As a volunteer for our 4-Day Expedition, I helped setup listening sessions with local Bay experts and the public, and keep our athletes safe, well fed, and in good spirits. Judy Lathrop with Atlantic Kayaks led and educated the Team down a beautiful stretch of the Potomac, just south of Colonial Farm, MD. After helping to fix a flat tire on the kayak trailer, I shuttled the athletes back to our campsite to hear from members of the Accokeek Foundation, Mattawoman Watershed Society, and the public.
I always try to buy organic, locally grown foods, so I was really excited for the first part of the listening session which featured a tour of Accokeek’s Ecosystem Farm. The team learned about community-supported-agriculture operations and its benefits to our health, the environment, and the community.

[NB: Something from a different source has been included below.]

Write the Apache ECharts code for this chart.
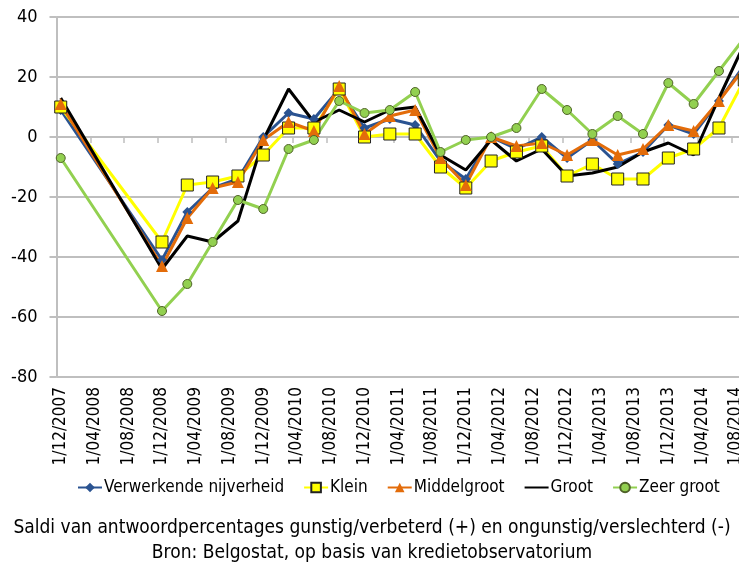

Next we listened to a presentation by Jim Long, President of the Mattawoman Watershed Society, and his passion for the Mattawoman Creek, a tributary to the Chesapeake Bay. Our session was open to the public and we were joined by a young family concerned about the role of government in protecting the Bay. I gained a lot from this form of public engagement as it’s a great way for the Agency to actively connect with people knowledgeable about the problems facing their community.
It felt great to be a part of the Expedition and its three purposes: the outdoor athletic challenge, fellowship among EPA employees, and a unique opportunity for our emerging leaders to meet with folks challenged with environmental issues at the local level.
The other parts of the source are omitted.